Alexandria Engineering Journal (Aug 2022)
Onset about non-isothermal flow of Williamson liquid over exponential surface by computing numerical simulation in perspective of Cattaneo Christov heat flux theory
Abstract
In view of increaing significance of non-isothermal flow of non-Newtonian fluids over exponential surfaces in numerous industrial and technological procedures such as film condensation, extrusion of plastic sheets, crystal growth, cooling process of metallic sheets, design of chemical processing equipment and various heat exchangers, and glass and polymer industries current disquisition is addressed. For comprehensive examination Williamson model expressing the attributes of shear thickening and thinning liquids is taken under consideration.
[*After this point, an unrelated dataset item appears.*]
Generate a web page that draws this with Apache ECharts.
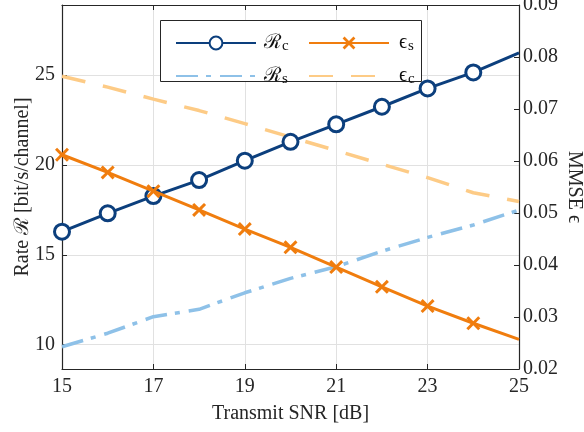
<!DOCTYPE html>
<html>
<head>
<meta charset="utf-8">
<script src="https://cdn.jsdelivr.net/npm/echarts@6/dist/echarts.min.js"></script>
<style>
html,body{margin:0;padding:0;background:#fff;}
#chart{width:584px;height:432px;}
</style>
</head>
<body>
<div id="chart"></div>
<script>
// ---- data ----
const snr = [15, 16, 17, 18, 19, 20, 21, 22, 23, 24, 25];
const rateC = [16.29, 17.31, 18.27, 19.16, 20.24, 21.29, 22.26, 23.24, 24.26, 25.15, 26.24];
const rateS = [9.89, 10.64, 11.56, 11.97, 12.89, 13.69, 14.34, 15.20, 15.97, 16.66, 17.49];
const mmseS = [0.0612, 0.0578, 0.0542, 0.0506, 0.0469, 0.0434, 0.0396, 0.0358, 0.0321, 0.0288, 0.0257];
const mmseC = [0.0763, 0.0742, 0.0719, 0.0697, 0.0672, 0.0646, 0.0620, 0.0594, 0.0568, 0.0539, 0.0522];
const xTicks = [15, 17, 19, 21, 23, 25];
const leftTicks = [10, 15, 20, 25];
const rightTicks = [0.02, 0.03, 0.04, 0.05, 0.06, 0.07, 0.08, 0.09];
const xName = 'Transmit SNR [dB]';
const leftName = 'Rate ℛ [bit/s/channel]';
const rightName = 'MMSE ϵ';

// ---- styling ----
const FONT = '"Liberation Serif", "DejaVu Serif", serif';
const AX = '#262626';
const cBlue = '#0C3F7D', cOrange = '#F07D0E', cLBlue = '#8EC1E8', cLOrange = '#FDCB86';
const xMark = 'path://M0,3 L3,0 L10,7 L17,0 L20,3 L13,10 L20,17 L17,20 L10,13 L3,20 L0,17 L7,10 Z';

function pairs(ys, noLastMarker) {
  return snr.map((x, i) => {
    const it = { value: [x, ys[i]] };
    if (noLastMarker && i === snr.length - 1) it.symbol = 'none';
    return it;
  });
}

const legendNames = {
  Rc: '{r|ℛ}{s|c}', Rs: '{r|ℛ}{s|s}', Es: '{r|ϵ}{s|s}', Ec: '{r|ϵ}{s|c}'
};
const legendRich = {
  r: { fontFamily: FONT, fontSize: 20, color: '#111', lineHeight: 22 },
  s: { fontFamily: FONT, fontSize: 15, color: '#111', lineHeight: 22, padding: [7, 0, 0, 1] }
};
const hiddenSym = { color: 'rgba(0,0,0,0)', borderColor: 'rgba(0,0,0,0)', borderWidth: 0, opacity: 0 };

const chart = echarts.init(document.getElementById('chart'), null, { renderer: 'canvas' });
chart.setOption({
  animation: false,
  backgroundColor: '#fff',
  grid: { left: 62, right: 65, top: 5, bottom: 63, containLabel: false, outerBoundsMode: 'none' },
  graphic: [{
    type: 'rect', z: 50,
    shape: { x: 160.5, y: 20.5, width: 261, height: 61 },
    style: { fill: '#fff', stroke: AX, lineWidth: 1 }
  }],
  legend: [
    {
      z: 60, orient: 'vertical', left: 170, top: 27, itemWidth: 80, itemHeight: 16, itemGap: 11,
      data: ['Rc', { name: 'Rs', itemStyle: hiddenSym }], formatter: n => legendNames[n],
      textStyle: { rich: legendRich, padding: [0, 0, 0, 3] }
    },
    {
      z: 60, orient: 'vertical', left: 303, top: 27, itemWidth: 80, itemHeight: 16, itemGap: 11,
      data: ['Es', { name: 'Ec', itemStyle: hiddenSym }], formatter: n => legendNames[n],
      textStyle: { rich: legendRich, padding: [0, 0, 0, 5] }
    }
  ],
  xAxis: [
    {
      type: 'value', min: 15, max: 25, position: 'bottom',
      name: xName, nameLocation: 'middle', nameGap: 35,
      nameTextStyle: { fontFamily: FONT, fontSize: 20, color: '#262626' },
      axisLine: { show: true, onZero: false, lineStyle: { color: AX, width: 1.2 } },
      axisTick: { show: true, inside: true, length: 5, customValues: xTicks, lineStyle: { color: AX } },
      axisLabel: { customValues: xTicks, fontFamily: FONT, fontSize: 20, color: '#262626', margin: 8 },
      splitLine: { show: true, lineStyle: { color: '#e1e1e1', width: 1 } }
    },
    {
      type: 'value', min: 15, max: 25, position: 'top',
      axisLine: { show: true, onZero: false, lineStyle: { color: AX, width: 1.2 } },
      axisTick: { show: true, inside: true, length: 5, customValues: xTicks, lineStyle: { color: AX } },
      axisLabel: { show: false, customValues: xTicks },
      splitLine: { show: false }
    }
  ],
  yAxis: [
    {
      type: 'value', min: 8.65, max: 28.9, position: 'left',
      name: leftName, nameLocation: 'middle', nameGap: 29, nameMoveOverlap: false,
      nameTextStyle: { fontFamily: FONT, fontSize: 20, color: '#262626' },
      axisLine: { show: true, onZero: false, lineStyle: { color: AX, width: 1.2 } },
      axisTick: { show: true, inside: true, length: 5, customValues: leftTicks, lineStyle: { color: AX } },
      axisLabel: { customValues: leftTicks, fontFamily: FONT, fontSize: 20, color: '#262626', margin: 7 },
      splitLine: { show: true, lineStyle: { color: '#e1e1e1', width: 1 } }
    },
    {
      type: 'value', min: 0.02, max: 0.09, position: 'right',
      name: rightName, nameLocation: 'middle', nameGap: 45, nameRotate: -90, nameMoveOverlap: false,
      nameTextStyle: { fontFamily: FONT, fontSize: 20, color: '#262626' },
      axisLine: { show: true, onZero: false, lineStyle: { color: AX, width: 1.2 } },
      axisTick: { show: true, inside: true, length: 5, customValues: rightTicks, lineStyle: { color: AX } },
      axisLabel: { customValues: rightTicks, formatter: v => v.toFixed(2), fontFamily: FONT, fontSize: 20, color: '#262626', margin: 4 },
      splitLine: { show: false }
    }
  ],
  series: [
    {
      name: 'Rs', type: 'line', xAxisIndex: 0, yAxisIndex: 0, data: pairs(rateS), z: 2,
      symbol: 'none', clip: false,
      lineStyle: { color: cLBlue, width: 3.5, type: [22, 8, 5, 9], cap: 'butt' },
      itemStyle: { color: cLBlue }
    },
    {
      name: 'Ec', type: 'line', xAxisIndex: 0, yAxisIndex: 1, data: pairs(mmseC), z: 2,
      symbol: 'none', clip: false,
      lineStyle: { color: cLOrange, width: 3.5, type: [24, 18], cap: 'butt' },
      itemStyle: { color: cLOrange }
    },
    {
      name: 'Rc', type: 'line', xAxisIndex: 0, yAxisIndex: 0, data: pairs(rateC, true), z: 3,
      symbol: 'circle', symbolSize: 15, showAllSymbol: true, clip: false,
      lineStyle: { color: cBlue, width: 3 },
      itemStyle: { color: '#fff', borderColor: cBlue, borderWidth: 3 }
    },
    {
      name: 'Es', type: 'line', xAxisIndex: 0, yAxisIndex: 1, data: pairs(mmseS, true), z: 4,
      symbol: xMark, symbolSize: 14, showAllSymbol: true, clip: false,
      lineStyle: { color: cOrange, width: 3 },
      itemStyle: { color: cOrange, borderWidth: 0 }
    }
  ]
});
</script>
</body>
</html>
The physical aspects of magnetic field applied in transverse direction to flow is also accounted. Heat transfer aspects are incorporated and analyzed by employing Cattaneo-Christov heat flux model. Mathematical formulation of problem is conceded in the form of PDE’s by implementing boudary layer approach and later on converted into ODE’s with the assistance of transformation procedure. The resulting equations are solved numerically using shooting and Runge–Kutta methods. Impact of involved parameters on flow distributions is displayed through graphs. From the analysis it is inferred that Cattaneo Christov heat flux law exhibits hyperbolic equation which follows the causality principle and make the problem more compatible to real world applications. It is also deduced that magnetic field suppresses the velocity field and associated boundary layer region. Decrease in temperature profile and heat transfer coefficient is found against inciting magnitude of thermal relaxation parameter. Substantial decrease in velocity is found against increasing magnitude of Williamson fluid parameter and magnetic field parameter whereas skin friction coefficient increments. Confirmation about present findings is executed by making comparison with existing literature.